Have you ever crossed paths with the Highgate Vampire?

A spook that has terrified generations of north Londoners may be appearing on cinema screens around the world.

The spooky apparition, which appears in Highgate Cemetery where revolutionary communist Karl Marx and TV presenter Jeremy Beadle are buried, was first spotted in 1969 by David Farrant.

He said: “My first reaction was like it was so real that I actually thought it was someone dressed up or messing about because all these stories about vampires were in the news.

“It was by some branches but as soon as I turned up I was aware of something standing there and it was exuding a feeling not of evil, but menace.

“It all happened so quickly” he adds. “The whole thing lasted for four to five seconds and felt like whatever it was filled me with energy, it is difficult to explain, and suddenly it just vanished.”

He said although many people expect ghosts to be transparent, the spirit was in fact black and solid.

The vision also had two piercing bright white eyes, and although the figure is often referred to as a vampire, Mr Farrant has never said this is the case - instead it simply had the quality of a vampire as it was tall and robed in dark clothing.

According to Mr Farrant, the atmosphere felt noticeably cold while he was confronted with the spirit, like he was standing in a fridge.

Although he said he could see the figure's face, he said its features were not distinguishable and he could not put an age on the ghoul.

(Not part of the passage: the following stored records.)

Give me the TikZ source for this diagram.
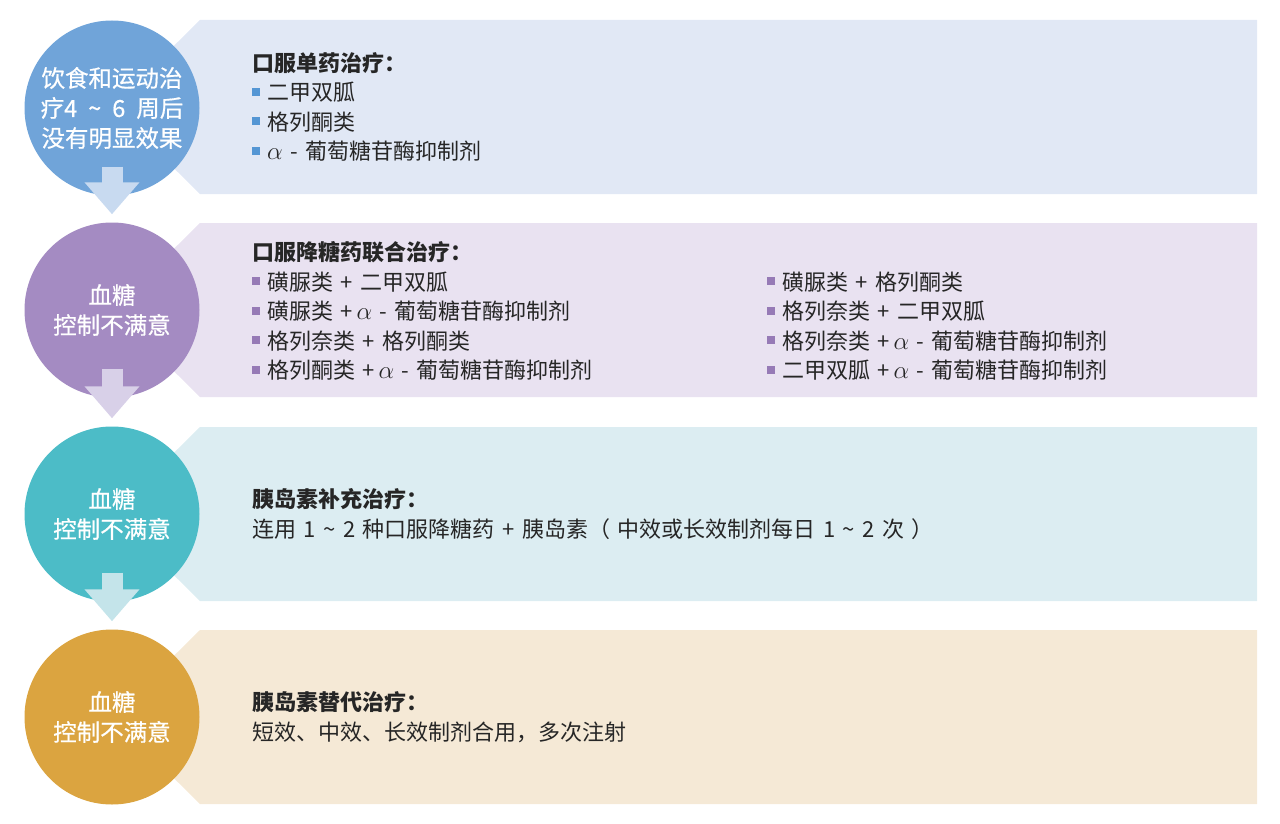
\documentclass[tikz,border=0pt]{standalone}
\usepackage{fontspec}
\setmainfont{Noto Sans CJK SC}
\newfontfamily\circfont[FakeBold=0.6]{Noto Sans CJK SC}
\usepackage{tikz}
\usetikzlibrary{calc,positioning,arrows.meta}

\definecolor{circA}{RGB}{112,164,217}
\definecolor{circB}{RGB}{164,139,194}
\definecolor{circC}{RGB}{76,188,199}
\definecolor{circD}{RGB}{219,164,64}
\definecolor{bandA}{RGB}{225,232,245}
\definecolor{bandB}{RGB}{233,226,241}
\definecolor{bandC}{RGB}{220,237,242}
\definecolor{bandD}{RGB}{245,233,214}
\definecolor{flowA}{RGB}{200,218,240}
\definecolor{flowB}{RGB}{216,208,232}
\definecolor{flowC}{RGB}{196,228,234}
\definecolor{bulA}{RGB}{84,150,212}
\definecolor{bulB}{RGB}{150,122,182}

\newcommand{\bul}[1]{{\color{#1}\rule[5pt]{8pt}{8pt}}\hspace{7pt}}
\newcommand{\tld}{\textasciitilde}
\newcommand{\alf}{{\fontsize{27}{29.5}\selectfont$\alpha$}}
\newcommand{\circtext}{\circfont\fontsize{23.5}{30}\selectfont\spaceskip 11pt\relax}
\newcommand{\infotext}{\fontsize{22}{29.5}\selectfont\spaceskip 7.5pt\relax}

\begin{document}
\begin{tikzpicture}[x=1pt,y=-1pt,
    every node/.style={inner sep=0pt},
    stage/.style={circle, minimum size=175pt, text=white, align=center, font=\circtext},
    info/.style={anchor=west, align=left, text=black!85, font=\infotext},
    flow/.style={line width=21pt, -{Triangle[length=32pt,width=53pt]}}]
        \useasboundingbox (0,0) rectangle (1280,824);

        \fill[bandA] (200,20) -- (1257,20) -- (1257,194) -- (200,194) -- (112,107) -- cycle;
        \fill[bandB] (200,223) -- (1257,223) -- (1257,397) -- (200,397) -- (112,310) -- cycle;
        \fill[bandC] (200,427) -- (1257,427) -- (1257,601) -- (200,601) -- (112,514) -- cycle;
        \fill[bandD] (200,630) -- (1257,630) -- (1257,804) -- (200,804) -- (112,717) -- cycle;

        \node[stage, fill=circA] (c1) at (112,108) {饮食和运动治\\疗4 \tld{} 6 周后\\没有明显效果};
        \node[stage, fill=circB] (c2) at (112,310) {血糖\\控制不满意};
        \node[stage, fill=circC] (c3) at (112,514) {血糖\\控制不满意};
        \node[stage, fill=circD] (c4) at (112,717) {血糖\\控制不满意};

        \draw[flow, flowA] ($(c1.south)+(0,-29)$) -- ($(c2.north)+(0,-8)$);
        \draw[flow, flowB] ($(c2.south)+(0,-29)$) -- ($(c3.north)+(0,-8)$);
        \draw[flow, flowC] ($(c3.south)+(0,-29)$) -- ($(c4.north)+(0,-8)$);

        \node[info] (t1) at (252,107) {\textbf{口服单药治疗：}\\
            \bul{bulA}二甲双胍\\
            \bul{bulA}格列酮类\\
            \bul{bulA}\alf{} - 葡萄糖苷酶抑制剂};
        \node[info] (t2) at (252,311) {\textbf{口服降糖药联合治疗：}\\
            \bul{bulB}磺脲类 + 二甲双胍\\
            \bul{bulB}磺脲类 +\,\alf{} - 葡萄糖苷酶抑制剂\\
            \bul{bulB}格列奈类 + 格列酮类\\
            \bul{bulB}格列酮类 +\,\alf{} - 葡萄糖苷酶抑制剂};
        \node[info] (t2r) at (767,326) {\bul{bulB}磺脲类 + 格列酮类\\
            \bul{bulB}格列奈类 + 二甲双胍\\
            \bul{bulB}格列奈类 +\,\alf{} - 葡萄糖苷酶抑制剂\\
            \bul{bulB}二甲双胍 +\,\alf{} - 葡萄糖苷酶抑制剂};
        \node[info] (t3) at (252,514) {\textbf{胰岛素补充治疗：}\\
            连用 1 \tld{} 2 种口服降糖药 + 胰岛素（ 中效或长效制剂每日 1 \tld{} 2 次 ）};
        \node[info] (t4) at (252,717) {\textbf{胰岛素替代治疗：}\\
            短效、中效、长效制剂合用，多次注射};
    \end{tikzpicture}
\end{document}
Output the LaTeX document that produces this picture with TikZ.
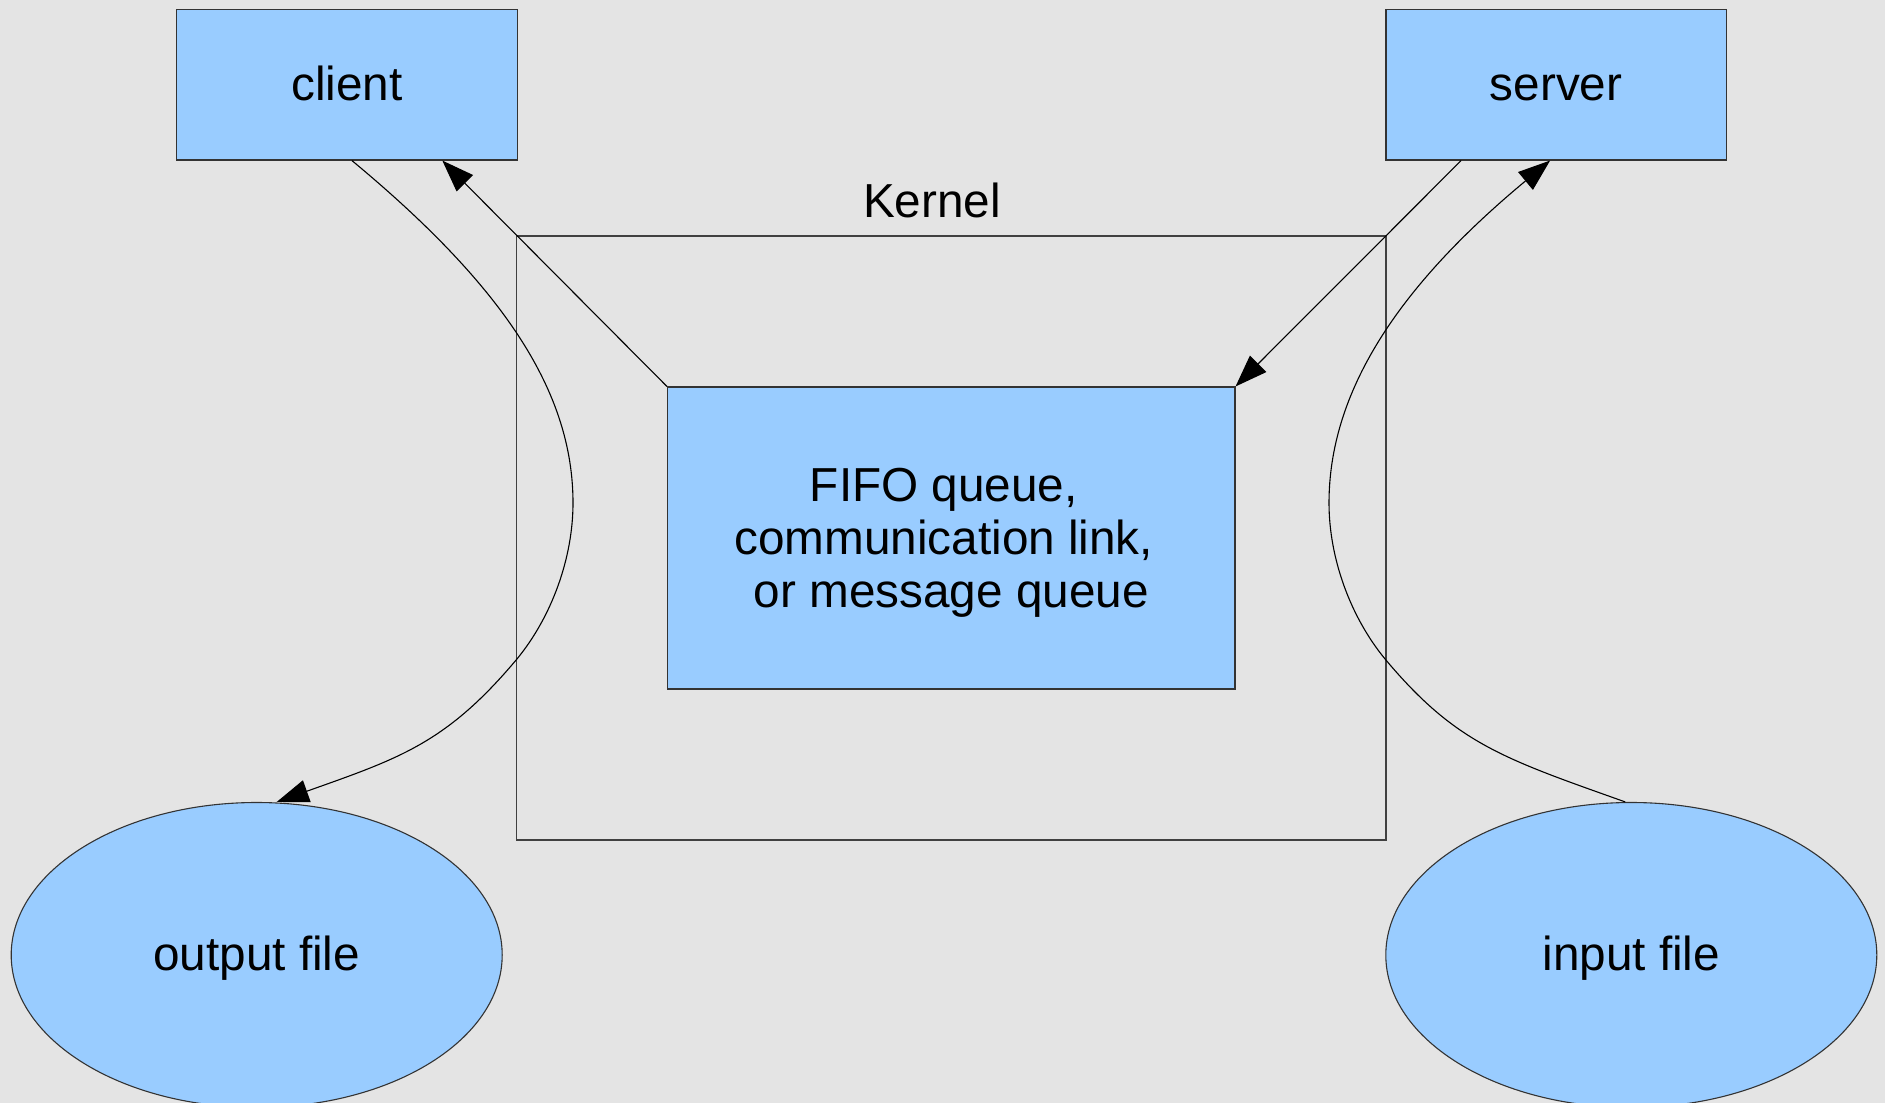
\documentclass[tikz,border=0pt]{standalone}
\usepackage{fontspec}
\setmainfont{Liberation Sans}
\usetikzlibrary{arrows.meta,shapes.geometric}
\definecolor{paper}{HTML}{E4E4E4}
\definecolor{boxblue}{HTML}{99CCFF}
\begin{document}
\begin{tikzpicture}[x=1pt,y=-1pt,
  every node/.style={font=\fontsize{47.7pt}{53.3pt}\selectfont, text=black},
  block/.style={draw=black!80, line width=1.1pt, fill=boxblue, inner sep=0pt},
  oneline/.style={text height=41pt, text depth=10pt},
  filebox/.style={block, oneline, ellipse, minimum width=491pt, minimum height=305pt},
  endpoint/.style={block, oneline, minimum width=340.3pt, minimum height=150.4pt},
  link/.style={line width=1.1pt, -{Triangle[length=32pt,width=23pt]}}]

% page background
\fill[paper] (0,0) rectangle (1885,1103);
\useasboundingbox (0,0) rectangle (1885,1103);

% kernel frame and its caption
\node[draw=black!75, line width=1.1pt, inner sep=0pt,
      minimum width=869.3pt, minimum height=604pt] (kernel) at (951.35,538) {};
\node (kernellabel) at (932,200) {Kernel};

% processes, queue and files
\node[endpoint] (client) at (346.9,84.8) {client};
\node[endpoint] (server) at (1556.1,84.8) {server};
\node[block, minimum width=567.5pt, minimum height=302pt, align=center] (fifo) at (951.25,538)
  {\rule{0pt}{43.2pt}FIFO queue,\rule{15pt}{0pt}\\
   communication link,\rule{15pt}{0pt}\\
   or message queue\rule[-10.1pt]{0pt}{0pt}};
\node[filebox] (outfile) at (256.7,955) {output file};
\node[filebox] (infile) at (1631.3,955) {input file};

% connectors
\draw[link] (fifo.north west) -- ([xshift=-75.3pt]client.south east);
\draw[link] ([xshift=75.7pt]server.south west) -- (fifo.north east);

\coordinate (lbend) at (573,503);
\coordinate (llow) at (516.7,659.3);
\coordinate (rbend) at (1329,503);
\coordinate (rlow) at (1385.3,659.3);

\draw[link] ([xshift=5pt]client.south)
  .. controls (505.6,288) and (573,393) .. (lbend)
  .. controls (573,558) and (551.7,616.9) .. (llow)
  .. controls (446,743.6) and (399,758.4) .. ([xshift=20pt]outfile.north);
\draw[link] ([xshift=-6pt]infile.north)
  .. controls (1503,758.4) and (1456,743.6) .. (rlow)
  .. controls (1350.3,616.9) and (1329,558) .. (rbend)
  .. controls (1329,393) and (1396.4,288) .. ([xshift=-6pt]server.south);
\end{tikzpicture}
\end{document}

Mr Farrant says “dozens and dozens” of sightings have followed.

His wife Della, who is also a member of the British Psychic and Occult Society, is dedicated to recording them.

She said many, including one by a team of ghost hunters from the North London Paranormal Investigators on the night of June 20, 2012, are identical. He is often seen in pubs in Highgate and is not confined to the cemetery.

She even said one witness watched the figure float from Swain's Lane, from the east side to the west side of the cemetery, in August 2005.

The witness, who wished to remain anonymous, claims the male spirit was dressed in a three-quarter length coat and a top hat.

The figure even whispered “Good evening to you sir” to the terrified onlooker, despite him standing more than eight feet away.

David, the president of the British Psychic and Occult Society, has written several books about his experience, including In the Shadow of Highgate’s Vampire.

The phantom also makes an appearance in Granny Yaga by Vitali Vitaliev. The book is based on the Slavic folklore character Baba Yaga, a witch, and has this year been optioned by a Hollywood-based film production company.

The book, which depicts Baba Yaga residing in present-day North London, includes Highgate cemetery and the Highgate Vampire, the Crouch End Spriggan, Bloomsbury’s Atlantis bookshop - which specialises in the occult - and the ponds on Hampstead Heath, known for their hauntings.

If the film is made it will not be the first time north London locations have been used for feature films.

Highgate cemetery can be seen in Taste the Blood of Dracula, made in 1970, Tales from the Crypt from 1972 and 1974’s From Beyond the Grave.

Perhaps the best known are scenes from An American Werewolf in London, which was filmed in Hampstead Heath in 1981.